American e-commerce company

Dwolla /dəˈwɑːlə/ is a United States-only fintech company that provides businesses with a connection to the ACH Network or RTP Network (Clearing House’s privately owned real-time payments network).

==History==
The company was founded in 2008 in Iowa by Ben Milne and Shane Neuerburg. After raising $1.31 million in funding, Dwolla launched in the United States in December 2010 to a few small banks and retailers.

By June 2011, Dwolla had grown to 15 employees, 20,000 users, and $1 million in weekly processing volume.

Dwolla has about 650 clients and about 30 million users. It processed about $45 billion in payments in 2022, up from $30 billion in 2021 and $20 billion in 2019. About 80% of its clients are small businesses.

Dwolla provides a white label service consisting of APIs to use the ACH system and white label services expanded from payouts to include instant bank authorization for debiting bank accounts

===FiSync===
On May 25, 2011, Dwolla released its FiSync integration, which aims to allow instantaneous transactions instead of the typical 2–3 day of the ACH Network transactions. As of June 2011, Dwolla had 11 financial institutions signed on, providing access to 600,000 potential customers. Dwolla quietly discontinued FiSync on January 31, 2017.

===Government payments===
As of April 2013, the Iowa Department of Revenue allows businesses that pay cigarette stamp taxes to use Dwolla as a method of payment. Iowa Governor Terry Branstad announced on January 6, 2014 that the state will expand the partnership to allow customers of Iowa Department of Transportation to pay fuel tax and vehicle registration costs online using the service.

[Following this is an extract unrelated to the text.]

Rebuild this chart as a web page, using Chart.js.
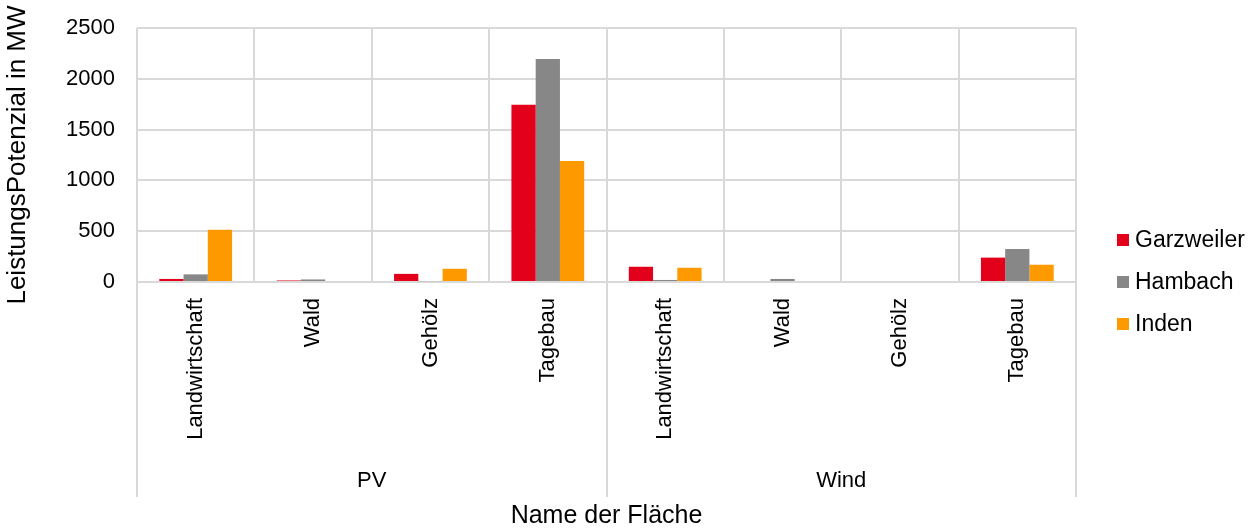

In February 2015, the US Treasury Department's Bureau of Fiscal Service added Dwolla to the system which allows US Federal agencies to issue and receive electronic payments.

===Inadequate security practices===
On February 27, 2016, the Consumer Financial Protection Bureau (CFPB) released its first data security-related enforcement action against Dwolla, Inc. Relying on its UDAAP-related authority, the CFPB alleged that Dwolla failed to maintain adequate data security practices despite representations made on the company website and in communications with consumers that the company has implemented practices that exceed industry standards. Among other requirements, Dwolla has agreed to settle and must cease making any misrepresentations about its data security practices.

=== The Dwolla Platform ===
In 2016, Dwolla became a B2B SaaS company, selling its payment software directly to businesses so they can offer their customers bank transfers as a payment option in addition to credit cards. Since 2016, the Dwolla Platform has added new features along with real-time payments, push-to-debit payments and Same Day ACH credits or debits.